The signature is straightforward: int asprintf(char **ret, const char *fmt, ...)
. The function dynamically allocates *ret
, depending on the size needed. Returned is the number of bytes written, which correlates to the size of the buffer allocated. After the caller is finished with the buffer, it can be freed with the regular free()
.
getline
(POSIX)
While in the topic of automatic buffer allocation, getline
also offers that. While asprintf
can be seen as quite useless, as it is always possible to calculate a bound on the buffer size needed, it is not possible to do so with user input. Managing an increasing-when-full buffer can be a tedious task (although in C++ it is quite straightforward, via std::vector<char_t>
).
The getline
function does everything in one call:
- Allocate, or resize a provided buffer
- Read user input
- Return the new (or old) buffer size
Here, for example, we can implement a basic, buffered cat
-like utility, using few lines:
FILE *fp = (argc > 1) ? fopen(argv[1]) : stdin;
if (!fp) /* .. */
char *buf = NULL;
size_t buf_size = 0;
ssize_t line_size = 0;
while ( (line_size = getline(&buf, &buf_size, fp)) > 0 )
if ( fwrite(buf, line_size, 1u, stdout) != line_size ) /* .. */
free(buf);
arc4random_uniform
(BSD, macOS)
The arc4random*
family of functions were introduced in several BSD distributions, including OpenBSD, FreeBSD, DragonFly, but also in the GNU C library. The purpose of these functions is to provide high-quality pseudorandom number generation.
When the well-known rand()
and random()
functions might use predictable, or simplistic pseudorandom number generators, arc4random
aims to replace them by using a cryptographically-proven psuedorandom number generator. Its name stems from the (A)RC4 stream cipher, designed by Rivest. Since OS X 10.12 Sierra, the cipher was replaced with the AES cipher.
What’s even more interesting, is the arc4random_uniform
function, which uniformly returns a number in the interval 0, upper_bound
, with upper_bound
specified by the caller. While the usual modulo trick will work, it also introduces a bias, called the modulo bias. If, for example, the maximal number which arc4random
can return is 10, then taking the value of its call and applying modulo 3, will return the value of 2 with lower probability than that of 0 and 1 (3/11
versus 4/11
). Hence, we introduced a bias.
Instead, the arc4random_uniform
function not only uses the improved arc4random
API, but also eliminates that bias, for the cost of potentially longer running time.
Moreover, the arc4random*
family has another trick up its sleeve, which is “automatic” seed generation. The internal seed used is re-seeded on a regular basis, by using a kernel-provided random number.
fma
(standard C)
The fma
function performs the fused multiply add operation, on floating-point numbers. Simply, fma(x, y, z) = (x * y) + z
. I like this function is nice because many modern CPUs are able to perform it using a single instruction. For example, fmadd
on ARM, or vfmadd*
on x86 (FMA3/4 extension).
Unsurprisingly, fma
is not the only function which has this optimization.
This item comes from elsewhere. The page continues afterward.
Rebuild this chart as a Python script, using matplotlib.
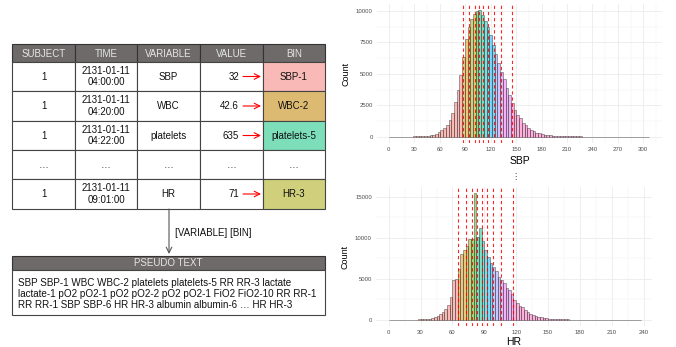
import numpy as np
import matplotlib
matplotlib.use('Agg')
import matplotlib.pyplot as plt
from matplotlib.patches import Rectangle

plt.rcParams['font.family'] = ['Liberation Sans', 'DejaVu Sans']

# ---- table data ----
table_header = ['SUBJECT', 'TIME', 'VARIABLE', 'VALUE', 'BIN']
subjects = ['1', '1', '1', '…', '1']
times = ['2131-01-11\n04:00:00', '2131-01-11\n04:20:00', '2131-01-11\n04:22:00', '…', '2131-01-11\n09:01:00']
variables = ['SBP', 'WBC', 'platelets', '…', 'HR']
values = ['32', '42.6', '635', '…', '71']
bins = ['SBP-1', 'WBC-2', 'platelets-5', '…', 'HR-3']
bin_colors = ['#F9BAB7', '#DDBA72', '#7DDFBA', None, '#CFCF7C']

pseudo_lines = [
    'SBP SBP-1 WBC WBC-2 platelets platelets-5 RR RR-3 lactate',
    'lactate-1 pO2 pO2-1 pO2 pO2-2 pO2 pO2-1 FiO2 FiO2-10 RR RR-1',
    'RR RR-1 SBP SBP-6 HR HR-3 albumin albumin-6 … HR HR-3',
]

# ---- histogram data ----
sbp_bw = 3.2
sbp_counts = [15, 8, 8, 8, 8, 10, 10, 12, 15, 18, 22, 30, 40, 55, 80, 110, 160, 240,
              340, 500, 690, 950, 1350, 1880, 2750, 3700, 4920, 6330, 7780, 8760, 9340,
              9770, 10000, 10050, 9670, 9220, 8760, 8100, 7300, 6600, 5850, 5150, 4550,
              3900, 3350, 2700, 2150, 1750, 1450, 1100, 900, 680, 530, 430, 330, 260, 200,
              160, 120, 100, 80, 65, 55, 45, 40, 35, 30, 25, 22, 20, 18, 15, 12, 10, 10,
              9, 9, 8, 8, 8, 8, 8, 8, 8, 8, 8, 8, 8, 8, 8, 8, 8, 8, 8, 8, 8]
sbp_cuts = [87.8, 94.6, 101.0, 106.3, 111.2, 117.3, 124.2, 132.3, 145.3]

hr_bw = 2.5
hr_counts = [10, 8, 8, 8, 8, 8, 8, 10, 10, 12, 18, 25, 40, 60, 90, 130, 200, 330, 490,
             690, 900, 1300, 1830, 2770, 4850, 4960, 6180, 8050, 8460, 9020, 9840, 9900,
             15450, 10160, 11260, 9630, 8460, 7720, 6990, 6500, 5900, 5280, 4880, 4470,
             3860, 3660, 3130, 2440, 2030, 1710, 1500, 1140, 900, 700, 560, 450, 360, 280,
             220, 170, 130, 100, 80, 60, 50, 40, 30, 25, 20, 18, 15, 12, 10, 10, 9, 9, 8,
             8, 8, 8, 8, 8, 8, 8, 8, 8, 8, 8, 8, 8, 8, 8, 8, 8, 8]
hr_cuts = [65.5, 72.5, 78.2, 82.9, 87.6, 92.9, 98.6, 105.9, 116.9]

hue10 = ['#F8766D', '#D89000', '#A3A500', '#39B600', '#00BF7D',
         '#00BFC4', '#00B0F6', '#9590FF', '#E76BF3', '#FF62BC']

fig = plt.figure(figsize=(6.76, 3.47), dpi=100)

# ---- left diagram (pixel coordinates) ----
ax0 = fig.add_axes([0, 0, 1, 1])
ax0.set_xlim(0, 676)
ax0.set_ylim(347, 0)
ax0.axis('off')

col_edges = [12, 75, 137, 200, 263, 325]
row_edges = [44, 62, 91, 121, 150, 179, 209]
header_bg = '#6E6A6A'
header_fg = '#E6E6E6'
line_col = '#444444'
fs = 7

# header
for j, h in enumerate(table_header):
    x0, x1 = col_edges[j], col_edges[j + 1]
    ax0.add_patch(Rectangle((x0, row_edges[0]), x1 - x0, row_edges[1] - row_edges[0],
                            facecolor=header_bg, edgecolor='#333333', lw=0.8))
    ax0.text((x0 + x1) / 2, (row_edges[0] + row_edges[1]) / 2 + 0.5, h, color=header_fg,
             fontsize=fs, ha='center', va='center')

cols = [subjects, times, variables, values, bins]
for i in range(len(subjects)):
    y0, y1 = row_edges[i + 1], row_edges[i + 2]
    yc = (y0 + y1) / 2
    for j in range(5):
        x0, x1 = col_edges[j], col_edges[j + 1]
        fc = 'white'
        if j == 4 and bin_colors[i] is not None:
            fc = bin_colors[i]
        ax0.add_patch(Rectangle((x0, y0), x1 - x0, y1 - y0, facecolor=fc,
                                edgecolor=line_col, lw=0.8))
        txt = cols[j][i]
        if j == 3 and txt != '…':
            ax0.text(239, yc, txt, fontsize=fs, ha='right', va='center', color='#111111')
            ax0.annotate('', xy=(261, yc), xytext=(243, yc),
                         arrowprops=dict(arrowstyle='->', color='red', lw=0.8,
                                         shrinkA=0, shrinkB=0))
        else:
            ax0.text((x0 + x1) / 2, yc, txt, fontsize=fs, ha='center', va='center',
                     color='#111111', linespacing=1.15)

# connector arrow
ax0.annotate('', xy=(169, 254), xytext=(169, 209),
             arrowprops=dict(arrowstyle='->', color='#555555', lw=0.8, shrinkA=0, shrinkB=0))
ax0.text(175, 233, '[VARIABLE] [BIN]', fontsize=fs, ha='left', va='center', color='#111111')

# pseudo text box
ax0.add_patch(Rectangle((12, 256), 313, 14, facecolor=header_bg, edgecolor='#333333', lw=0.8))
ax0.text(168.5, 263.5, 'PSEUDO TEXT', fontsize=fs, ha='center', va='center', color=header_fg)
ax0.add_patch(Rectangle((12, 270), 313, 45, facecolor='white', edgecolor=line_col, lw=0.8))
for k, line in enumerate(pseudo_lines):
    ax0.text(18, 283.5 + k * 10.5, line, fontsize=7.1, ha='left', va='center', color='#111111')

ax0.text(515, 176, '⋮', fontsize=6, ha='center', va='center', color='#333333',
         family='DejaVu Sans')


def draw_hist(ax, counts, bw, cuts, xmajor, ymajor, xlim, ylim, xlabel, xpad):
    counts = np.array(counts, dtype=float)
    centers = bw / 2 + bw * np.arange(len(counts))
    seg = np.searchsorted(cuts, centers)
    fills = [matplotlib.colors.to_rgba(hue10[s], 0.5) for s in seg]
    ax.set_xlim(*xlim)
    ax.set_ylim(*ylim)
    xstep = xmajor[1] - xmajor[0]
    ystep = ymajor[1] - ymajor[0]
    for v in xmajor:
        ax.axvline(v, color='#EBEBEB', lw=0.6, zorder=0)
    for v in np.arange(xmajor[0] - xstep / 2, xlim[1], xstep):
        if xlim[0] < v < xlim[1]:
            ax.axvline(v, color='#F2F2F2', lw=0.35, zorder=0)
    for v in ymajor:
        ax.axhline(v, color='#EBEBEB', lw=0.6, zorder=0)
    for v in np.arange(ymajor[0] + ystep / 2, ylim[1], ystep):
        ax.axhline(v, color='#F2F2F2', lw=0.35, zorder=0)
    ax.bar(centers, counts, width=bw, color=fills, edgecolor=(0.15, 0.15, 0.15, 0.65),
           linewidth=0.45, zorder=2)
    for c in cuts:
        ax.axvline(c, color='red', ls=(0, (3, 2.5)), lw=0.8, alpha=0.85, zorder=3)
    ax.set_xticks(xmajor)
    ax.set_yticks(ymajor)
    ax.tick_params(length=0, labelsize=4.3, labelcolor='#4D4D4D', pad=3)
    for s in ax.spines.values():
        s.set_visible(False)
    ax.set_facecolor('white')
    ax.set_xlabel(xlabel, fontsize=7.5, labelpad=xpad)
    ax.set_ylabel('Count', fontsize=6.5, labelpad=4)


ax1 = fig.add_axes([0.5577, 0.5879, 0.4216, 0.4006])
draw_hist(ax1, sbp_counts, sbp_bw, sbp_cuts, list(range(0, 301, 30)),
          [0, 2500, 5000, 7500, 10000], (-14, 322), (-500, 10550), 'SBP', 3)

ax2 = fig.add_axes([0.5562, 0.0605, 0.4083, 0.4006])
draw_hist(ax2, hr_counts, hr_bw, hr_cuts, list(range(0, 241, 30)),
          [0, 5000, 10000, 15000], (-12, 248), (-772, 16222), 'HR', 1.5)

fig.savefig('out.png', dpi=100)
One classical example, is div
, which computes the integer division and returns both the division and modulo value. This function operates differently, relying on the fact that integer division in CPUs typically computes both values, so no additional cost is incurred by returning both values.
Another cool function is sincos
(GCC, LLVM) or __sincos
(Apple), which, as you might have guessed, computes both the sine and cosine of some floating-point number at the same time.